Рапорт об этом обыске, представленный Кириченко Красовскому, был повторен на суде. Вот как он гласит: "В то время как Красовский и остальные обыскивали сарай, я завязал разговор с Женей Чеберяк и стал его расспрашивать об убийстве Ющинского; он стал мне что-то говорить, но вдруг запнулся и сказал, что не может ничего вспомнить. Я сидел по одну (51) сторону двери, а он по другую; Вера Чеберяк была за стеной в смежной комнате и слушала наш разговор. Когда я спросил Женю, кто убил Ющинского, его лицо стало подергиваться нервным тиком; я так же, как и он, стал оглядываться на смежную комнату, и когда я нагнулся на стуле, то увидел через дверь, за стеной Чеберяк, угрожающе жестикулирующую и рукой, и всем своим туловищем; мы с Женей одновременно поймали эти жесты".

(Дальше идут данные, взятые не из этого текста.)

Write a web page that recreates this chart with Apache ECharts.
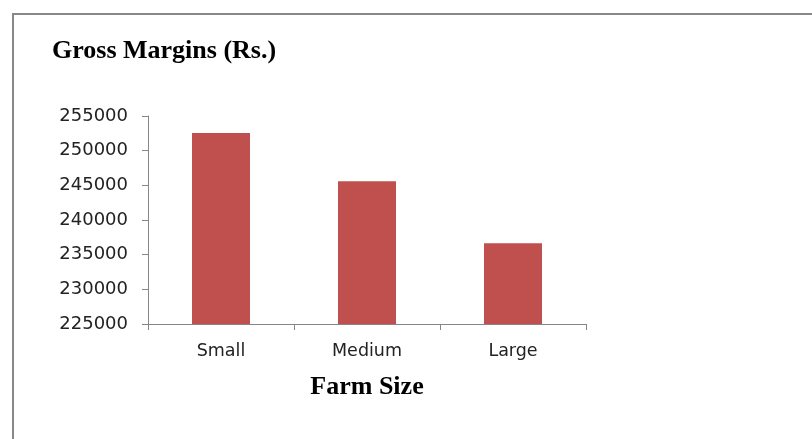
<!DOCTYPE html>
<html>
<head>
<meta charset="utf-8">
<script src="https://cdn.jsdelivr.net/npm/echarts@6/dist/echarts.min.js"></script>
<style>
  html, body { margin: 0; padding: 0; background: #fff; }
  #chart { width: 812px; height: 439px; }
</style>
</head>
<body>
<div id="chart"></div>
<script>
// data
const farmSizes = ['Small', 'Medium', 'Large'];
const grossMargins = [252550, 245600, 236650];

const myChart = echarts.init(document.getElementById('chart'));

const option = {
    animation: false,
    title: {
        text: 'Gross Margins (Rs.)',
        left: 47,
        top: 33,
        textStyle: {
            fontFamily: 'Liberation Serif',
            fontWeight: 'bold',
            fontSize: 26,
            color: '#000'
        }
    },
    graphic: [{
        type: 'rect',
        shape: { x: 13, y: 14, width: 830, height: 460 },
        style: { fill: 'none', stroke: '#888', lineWidth: 2 },
        silent: true
    }],
    grid: {
        left: 148,
        right: 226,
        top: 116,
        bottom: 115
    },
    xAxis: {
        type: 'category',
        data: farmSizes,
        name: 'Farm Size',
        nameLocation: 'middle',
        nameGap: 50,
        nameTextStyle: {
            fontFamily: 'Liberation Serif',
            fontWeight: 'bold',
            fontSize: 26,
            color: '#000'
        },
        axisLine: { lineStyle: { color: '#868686', width: 1 } },
        axisTick: { show: true, length: 6, lineStyle: { color: '#868686' } },
        axisLabel: {
            margin: 18,
            fontFamily: 'DejaVu Sans',
            fontSize: 17.5,
            color: '#222'
        }
    },
    yAxis: {
        type: 'value',
        min: 225000,
        max: 255000,
        interval: 5000,
        axisLine: { show: true, lineStyle: { color: '#868686', width: 1 } },
        axisTick: { show: true, length: 6, lineStyle: { color: '#868686' } },
        splitLine: { show: false },
        axisLabel: {
            margin: 20,
            formatter: function (v) { return String(v); },
            fontFamily: 'DejaVu Sans',
            fontSize: 18,
            color: '#222'
        }
    },
    series: [{
        type: 'bar',
        data: grossMargins,
        barWidth: 58,
        itemStyle: { color: '#C0504D' }
    }]
};

myChart.setOption(option);
</script>
</body>
</html>
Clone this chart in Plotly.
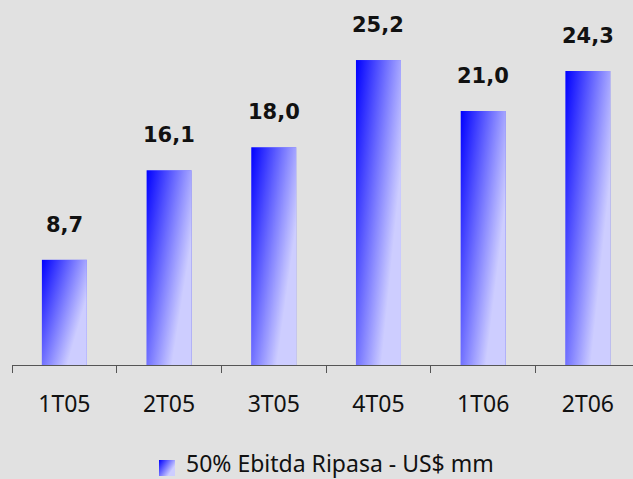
import base64
import plotly.graph_objects as go

# ---- data ----
categories = ["1T05", "2T05", "3T05", "4T05", "1T06", "2T06"]
values = [8.7, 16.1, 18.0, 25.2, 21.0, 24.3]
value_labels = ["8,7", "16,1", "18,0", "25,2", "21,0", "24,3"]
series_name = "50% Ebitda Ripasa - US$ mm"

# ---- style ----
BG = "#E1E1E1"
BAR_W = 0.43
W, H = 633, 479
ML, MR, MT, MB = 12, 0, 0, 114
PLOT_W = W - ML - MR
PLOT_H = H - MT - MB
PX_PER_CAT = 104.7
PX_PER_UNIT = 12.1

svg = (
    "<svg xmlns='http://www.w3.org/2000/svg' viewBox='0 0 100 100' preserveAspectRatio='none'>"
    "<defs><linearGradient id='g' x1='0' y1='0' x2='0.85' y2='0.58'>"
    "<stop offset='0' stop-color='#0000FF'/><stop offset='1' stop-color='#CDCDFF'/>"
    "</linearGradient></defs><rect x='0' y='0' width='100' height='100' fill='url(#g)'/></svg>"
)
grad_src = "data:image/svg+xml;base64," + base64.b64encode(svg.encode()).decode()

fig = go.Figure()
fig.add_trace(go.Bar(
    x=categories, y=values, name=series_name,
    marker=dict(color="#7777FF", line=dict(width=0)),
    showlegend=False, hoverinfo="x+y",
))

images = []
for i, v in enumerate(values):
    images.append(dict(
        source=grad_src, xref="x", yref="y",
        x=i - BAR_W / 2, y=v, sizex=BAR_W, sizey=v,
        xanchor="left", yanchor="top", sizing="stretch", layer="above",
    ))

# legend swatch (paper coords)
def px_x(p):
    return (p - ML) / PLOT_W

def px_y(p):
    return (MT + PLOT_H - p) / PLOT_H

images.append(dict(
    source=grad_src, xref="paper", yref="paper",
    x=px_x(159), y=px_y(460), sizex=16 / PLOT_W, sizey=16 / PLOT_H,
    xanchor="left", yanchor="top", sizing="stretch", layer="above",
))

annotations = []
for c, v, t in zip(categories, values, value_labels):
    annotations.append(dict(
        x=c, y=v, xref="x", yref="y", text=t, showarrow=False,
        yanchor="bottom", yshift=21,
        font=dict(family="DejaVu Sans", size=21, color="#111111", weight="bold"),
    ))
annotations.append(dict(
    x=px_x(184), y=px_y(463.3), xref="paper", yref="paper", text=series_name,
    showarrow=False, xanchor="left", yanchor="middle",
    font=dict(family="Noto Sans", size=23, color="#111111"),
))

fig.update_layout(
    width=W, height=H,
    margin=dict(l=ML, r=MR, t=MT, b=MB, pad=0),
    paper_bgcolor=BG, plot_bgcolor=BG,
    bargap=1 - BAR_W,
    showlegend=False,
    images=images,
    annotations=annotations,
    xaxis=dict(
        type="category",
        range=[-0.5, -0.5 + PLOT_W / PX_PER_CAT],
        showline=True, linecolor="#555555", linewidth=1,
        ticks="outside", ticklen=7, tickcolor="#555555", tickwidth=1,
        tickson="boundaries", showgrid=False, zeroline=False,
        tickfont=dict(family="Noto Sans", size=23, color="#111111"),
        ticklabelstandoff=18,
    ),
    yaxis=dict(
        range=[0, PLOT_H / PX_PER_UNIT], visible=False, showgrid=False, zeroline=False,
    ),
)

fig.write_html("out.html")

Кириченко не мог продолжать допрос, но инцидент этот произвел на него и на Красовского глубокое впечатление.

4.

9-го июня Красовский и обер-прокурор Брандорф сделали опасный шаг, арестовав Чеберяк, и поставив этим администрацию в затруднительное положение. Если бы им удалось сломать её сопротивление и интенсивным допросом заставить ее сознаться в участии в преступлении, первая задача была бы решена - была бы установлена личность убийц.

С этой точки зрения её арест был бы встречен администрацией сочувственно, но была и оборотная сторона медали: Голубев и члены Союза Русского Народа, поднявшие такую бучу при аресте Павловича, не остались бы безучастными к аресту Чеберяк.

Они не понимали опасений Чаплинского и его коллег в связи с заговором, а если и понимали, то не сочувствовали. Они не находились на официальном положении и им не нужно было считаться с возможностью, что в Петербурге могут еще и передумать и прекратить конспирацию; им нечего было бояться потерять службу или же скомпрометировать себя. Да и нельзя было от них ожидать понимания той игры, которую вела киевская администрация; действия голубевской группы были прямолинейными в соответствии с догматом их веры; вера эта состояла в том, что евреи совершали ритуальные убийства и Андрюша был одной из их жертв.